I can’t say I’ve read a whole lot of historical fiction – I’ve only read a handful, the bulk of which I consider to be the “popular” ones, which is to say they are not the best exemplars of the category out there – but it seems I have a love-hate relationship with the genre. The historical novels I’ve read are indeed like tapestries: detailed, finely wrought and colorful, but essentially static. Things happen to these needlework queens and kings, courtiers and common folk, but most of the time they do not make things happen. They remain lifeless figures. And the languorous tendency in which their lives are narrated – and yes, there are parts of their historical lives that you sometimes just can’t be bothered to be interested in – naturally ought to put you to sleep.
This one, however, kept me up. This is my first Philippa Gregory, though I have previously seen the film adaptation of The Other Boleyn Girl. And, what can I say: this novel almost resembles a film, attempting to be as “accurate” as any documentary but without being detached or dispassionate. A rich, consistently engrossing narrative voice is her preeminent tool, and in The Red Queen I felt that the protagonist was right in the room with me, whispering confidences – so close that I could see the perspiration on her upper lip, the crucifix around her neck, the gold embroidery on her gown.
Unfortunately this is book two of the series Gregory calls The Cousins’ War, and the starring role is played by Lady Margaret Beaufort. A Lancastrian descended from Edward III (and thus in line for the English throne), Margaret soon discovers that her family tree will determine her entire future. This pious and intense child doesn’t see why she can’t become Joan of Arc, or a nun (preferably an abbess), or at least marry for love. But to be strategically “wedded and bedded” is her lot. As her mother puts it in a chilly premarital advisory, “You are a girl: girls have no choice.”
Margaret is a victim of the standard chauvinism of the 1400s. Although she’s not a sympathetic personality – Freud would have had a field day with this obsessive, repressed woman – the way she was raised would make anyone hard. Virtually raped by her husband at 12, a mother at 13 (“I have to say I am much less impressed by crucifixion now that I am in childbirth. It is really not possible that anything could hurt more than this”) and separated from her baby a year later so she can marry again, Margaret is, she muses, “a parcel – taken from one place to another, handed from one owner to another, unwrapped and bundled up at will.”
As Margaret grows up, it seemed to me that her fanatical faith had intensified into a psychosis, but she sublimates it from aspirations to a life of prayer to the worldlier, almost Machiavellian vision of her son as king. Since Margaret’s first husband, Edmund Tudor, is also of royal lineage, their offspring could conceivably rule the land as Henry VII, were it not for the many other aristocratic heads that would have to roll before his was crowned.
That doesn’t deter Margaret.
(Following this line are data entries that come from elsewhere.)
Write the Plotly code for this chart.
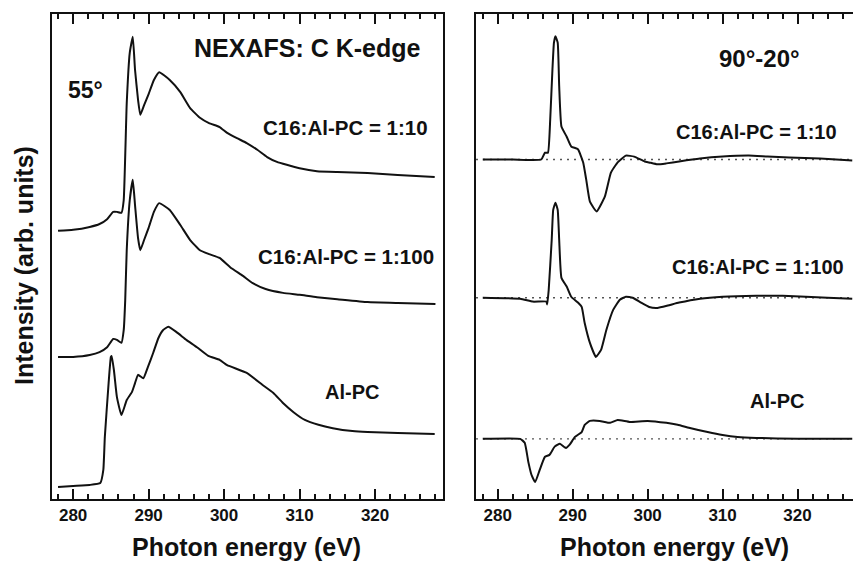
import plotly.graph_objects as go

# ---------------- C K-edge NEXAFS spectra at 55 deg (stacked, arb. units) ----------------
e_c16_10 = [278.0, 280.0, 282.2, 283.5, 284.5, 285.3, 285.8, 286.4, 286.7, 287.1, 287.5,
            287.9, 288.2, 288.6, 288.9, 289.4, 290.0, 290.7, 291.4, 292.8, 294.2, 295.5,
            296.8, 298.0, 299.4, 300.4, 301.7, 303.0, 304.4, 305.7, 307.0, 308.3, 310.0,
            312.3, 315.0, 319.0, 323.0, 327.9]
y_c16_10 = [55.3, 55.5, 56.1, 56.7, 57.7, 59.2, 59.2, 59.0, 61.6, 81.6, 92.0,
            95.3, 88.5, 82.3, 79.2, 81.2, 83.5, 86.4, 88.0, 86.4, 83.9, 80.6,
            78.6, 77.5, 76.7, 75.5, 74.4, 73.4, 72.0, 70.5, 69.5, 68.9, 68.2,
            67.6, 67.4, 67.2, 66.8, 66.4]

e_c16_100 = [278.0, 280.0, 282.2, 283.5, 284.5, 285.3, 285.8, 286.4, 286.7, 286.9, 287.1,
             287.5, 287.9, 288.2, 288.6, 288.9, 289.4, 290.0, 290.7, 291.4, 292.8, 294.2,
             295.5, 296.8, 298.0, 299.4, 300.8, 302.5, 303.8, 305.5, 307.8, 310.0, 312.3,
             315.0, 319.0, 323.0, 328.0]
y_c16_100 = [29.3, 29.3, 29.7, 30.3, 31.3, 33.0, 32.8, 32.2, 34.8, 41.0, 51.3,
             61.6, 65.8, 60.6, 53.8, 51.3, 53.4, 55.9, 59.2, 61.0, 59.6, 56.5,
             53.4, 51.3, 50.5, 49.7, 47.8, 46.0, 44.5, 43.3, 42.5, 42.1, 41.6,
             41.2, 40.6, 40.4, 40.2]

e_alpc = [278.0, 280.0, 282.2, 283.6, 284.0, 284.2, 284.7, 285.0, 285.1, 285.4, 285.8,
          286.4, 287.1, 287.8, 288.2, 288.6, 289.3, 289.9, 290.6, 291.3, 291.9, 292.6,
          293.7, 295.0, 296.4, 297.9, 299.4, 300.4, 303.0, 305.1, 306.5, 307.8, 309.2,
          310.7, 312.5, 314.4, 317.0, 319.0, 323.0, 327.9]
y_alpc = [2.5, 2.7, 2.9, 3.3, 6.0, 12.8, 23.9, 29.3, 29.5, 26.6, 21.0,
          17.3, 20.4, 22.1, 23.9, 25.6, 24.9, 27.2, 30.1, 33.2, 34.8, 35.5,
          34.4, 32.8, 31.3, 29.5, 28.7, 27.6, 26.0, 23.5, 21.9, 19.8, 17.9,
          16.3, 15.3, 14.6, 14.0, 13.8, 13.6, 13.4]

# ---------------- Difference spectra 90 deg - 20 deg (relative to zero) ----------------
e_d10 = [278.0, 282.0, 285.8, 286.3, 286.7, 287.0, 287.3, 287.5, 287.7, 288.0, 288.2,
         288.5, 289.2, 289.8, 290.7, 291.4, 291.8, 292.3, 293.2, 294.3, 295.1, 296.0,
         297.1, 298.2, 299.6, 300.2, 301.3, 302.5, 304.2, 307.0, 310.0, 313.5, 316.0,
         318.9, 323.0, 327.3]
d_c16_10 = [0.0, 0.0, 0.0, 1.4, 1.4, 8.2, 18.6, 24.1, 25.4, 24.1, 15.1,
            6.8, 4.7, 2.7, 2.1, -0.6, -4.1, -8.7, -10.7, -7.6, -2.7, -0.6,
            0.8, 0.6, -0.4, -0.6, -1.0, -0.8, -0.4, 0.2, 0.6, 0.8, 0.6,
            0.4, 0.2, -0.2]

e_d100 = [278.0, 283.0, 284.7, 286.5, 286.6, 286.8, 287.2, 287.4, 287.7, 288.0, 288.2,
          288.5, 289.2, 289.8, 290.7, 291.2, 291.6, 292.3, 293.1, 293.8, 294.5, 295.4,
          296.3, 297.1, 298.0, 299.1, 300.2, 301.3, 302.7, 304.2, 307.0, 310.0, 314.5,
          318.0, 321.1, 324.0, 327.3]
d_c16_100 = [0.0, -0.2, -0.8, -0.8, -1.4, 1.6, 11.9, 18.1, 19.6, 18.1, 11.9,
             4.1, 2.3, 0.2, -1.0, -1.9, -5.2, -9.3, -12.2, -10.7, -6.6, -2.5,
             -0.4, 0.2, 0.0, -1.0, -1.9, -2.1, -1.6, -1.0, -0.2, 0.2, 0.4,
             0.4, 0.2, 0.0, -0.2]

e_dal = [278.0, 283.0, 283.6, 284.1, 284.5, 285.0, 285.6, 286.3, 286.9, 287.6, 288.3,
         289.1, 289.6, 290.3, 291.2, 291.6, 292.3, 293.6, 295.0, 296.0, 297.6, 300.0,
         302.5, 304.0, 305.5, 308.0, 310.0, 312.0, 314.5, 320.0, 327.3]
d_alpc = [0.0, 0.0, -0.8, -4.9, -7.4, -8.9, -6.4, -3.7, -3.3, -1.6, -1.0,
          -1.9, -1.2, 0.4, 1.4, 2.9, 3.7, 3.7, 3.3, 3.9, 3.5, 3.7,
          3.3, 2.9, 2.3, 1.4, 0.8, 0.4, 0.2, 0.0, 0.0]

# vertical offsets of the difference spectra (zero lines)
diff_offsets = [70.0, 41.5, 12.4]

x_ticks = [280, 290, 300, 310, 320]

FONT = "Liberation Sans, Arial, Helvetica, sans-serif"
INK = "#111111"

fig = go.Figure()

line_style = dict(color=INK, width=2, shape="spline", smoothing=0.4)

for ex, ys in [(e_c16_10, y_c16_10), (e_c16_100, y_c16_100), (e_alpc, y_alpc)]:
    fig.add_trace(go.Scatter(x=ex, y=ys, mode="lines", line=line_style,
                             xaxis="x", yaxis="y", showlegend=False, hoverinfo="skip"))

for off in diff_offsets:
    fig.add_trace(go.Scatter(x=[277.1, 327.4], y=[off, off], mode="lines",
                             line=dict(color="#555555", width=1.3, dash="2px,5px"),
                             xaxis="x2", yaxis="y2", showlegend=False, hoverinfo="skip"))

for ex, ds, off in [(e_d10, d_c16_10, diff_offsets[0]),
                    (e_d100, d_c16_100, diff_offsets[1]),
                    (e_dal, d_alpc, diff_offsets[2])]:
    fig.add_trace(go.Scatter(x=ex, y=[v + off for v in ds], mode="lines", line=line_style,
                             xaxis="x2", yaxis="y2", showlegend=False, hoverinfo="skip"))

xaxis_common = dict(
    tickmode="array", tickvals=x_ticks, ticktext=[str(t) for t in x_ticks],
    ticks="inside", ticklen=10, tickwidth=1.5, tickcolor=INK,
    minor=dict(dtick=2, tick0=280, ticks="inside", ticklen=5, tickwidth=1.5, tickcolor=INK),
    showline=True, linecolor=INK, linewidth=2, mirror="allticks",
    showgrid=False, zeroline=False,
    tickfont=dict(family=FONT, size=17, color=INK, weight="bold"),
)
yaxis_common = dict(range=[0, 100], showticklabels=False, ticks="", showgrid=False,
                    zeroline=False, showline=True, linecolor=INK, linewidth=2)

y_dom = [(561 - 499) / 561, (561 - 14) / 561]

fig.update_layout(
    width=853, height=561,
    margin=dict(l=0, r=0, t=0, b=0),
    paper_bgcolor="white", plot_bgcolor="white",
    xaxis=dict(domain=[52 / 853, 443 / 853], range=[277.2, 329.0], anchor="y", **xaxis_common),
    yaxis=dict(domain=y_dom, anchor="x", mirror=True, **yaxis_common),
    xaxis2=dict(domain=[476 / 853, 1.0], range=[277.1, 327.4], anchor="y2", **xaxis_common),
    yaxis2=dict(domain=y_dom, anchor="x2", mirror=False, **yaxis_common),
)

def label(text, x, y, size, xref="x", yref="y", angle=0):
    fig.add_annotation(text=text, x=x, y=y, xref=xref, yref=yref, showarrow=False,
                       xanchor="center", yanchor="middle", textangle=angle,
                       font=dict(family=FONT, size=size, color=INK, weight="bold"))

# left panel labels
label("NEXAFS: C K-edge", 311.0, 93.0, 25)
label("55°", 281.6, 84.3, 23)
label("C16:Al-PC = 1:10", 316.1, 76.5, 20.5)
label("C16:Al-PC = 1:100", 316.1, 49.9, 20.5)
label("Al-PC", 317.0, 22.1, 20)

# right panel labels
label("90°-20°", 314.9, 90.9, 24, xref="x2", yref="y2")
label("C16:Al-PC = 1:10", 314.5, 75.7, 20, xref="x2", yref="y2")
label("C16:Al-PC = 1:100", 314.7, 47.8, 20, xref="x2", yref="y2")
label("Al-PC", 317.2, 20.2, 20, xref="x2", yref="y2")

# axis titles
label("Intensity (arb. units)", 24 / 853, 1 - 266 / 561, 25, xref="paper", yref="paper", angle=-90)
label("Photon energy (eV)", 247 / 853, 1 - 547 / 561, 25, xref="paper", yref="paper")
label("Photon energy (eV)", 674 / 853, 1 - 547 / 561, 25, xref="paper", yref="paper")

fig.write_html("out.html")
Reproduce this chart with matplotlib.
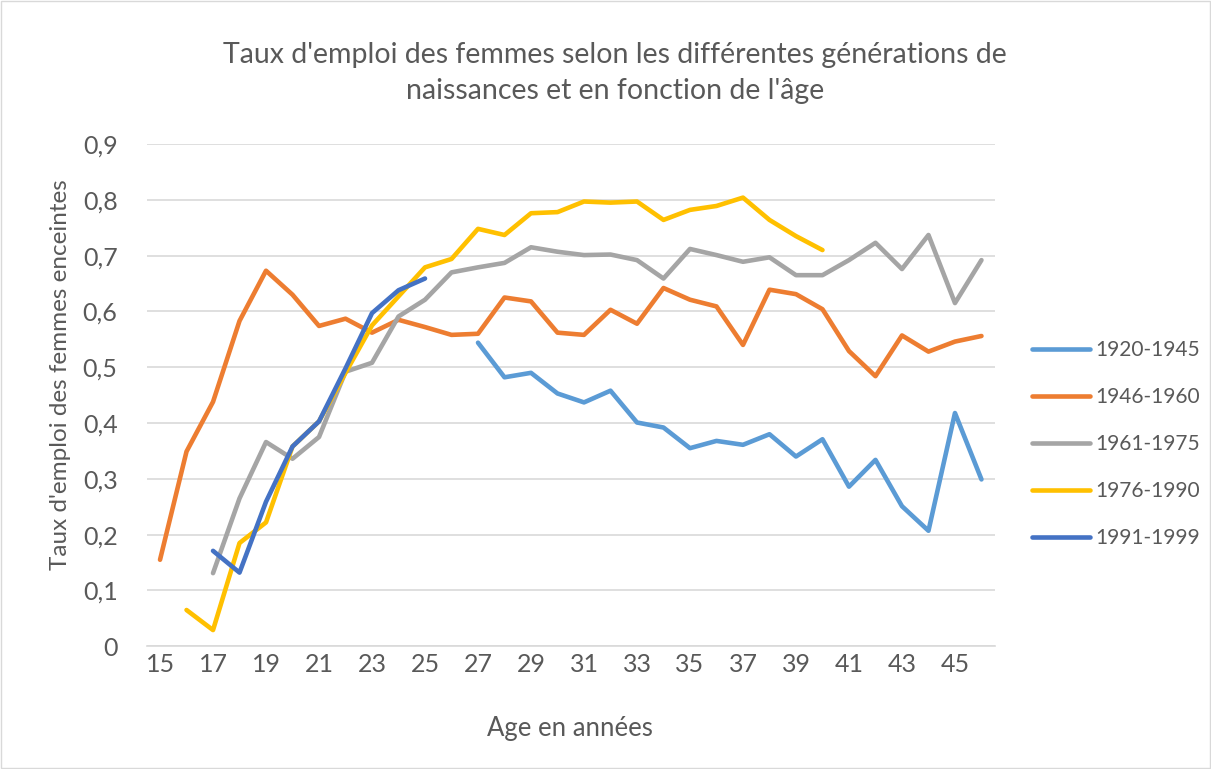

In the next couple of decades, she lies, cheats and conspires her way through two more loveless (and childless) marriages, pretending loyalty to the reigning Yorkist monarchs while fomenting rebellion – first against Edward IV and his wife, the beautiful commoner Elizabeth Woodville (the protagonist of Gregory’s The White Queen and Margaret’s greatest adversary), and then against his successor, Richard III.
The result is that Elizabeth and Margaret are set up like queens in a chess game, and their stratagems couldn’t be more fascinatingly intricate if they’d been invented out of whole cloth rather than based on the historical record. Elizabeth is blond, ravishing, rather greedy, and reputed to be a witch. Margaret is dark, comely enough but no beauty, disciplined and passionately Catholic. Raging against her rival, Margaret calls Elizabeth’s pride, vanity and ambition “sinful,” while her own desires are “godly” and “righteous” (self-deceptive much?). She clings to her self-image as a latter-day Joan, a Machiavelli masquerading as Mother Teresa.
The Red Queen manages to be suspenseful because it hews so closely to Margaret’s point of view (to her, the outcome is in doubt until the very last page). There is a wicked pleasure in tracking her treasonous schemes while her son waits in safe exile on the continent. She even marries for his sake, taking for her third husband the most opportunistic of men: Thomas, Lord Stanley. He agrees to her offer of marriage as if it were a business proposition, which indeed it is.
And a smart one, since the two-faced Lord Stanley turns out to be the key to the novel’s denouement, when Margaret’s son faces Richard III on Bosworth Field. Gregory writes of the battle so grippingly that it unfolds like an action movie, cruel and exciting. It ends, the victor emerges, and I’m left quite intrigued about the saga’s prequel and sequel.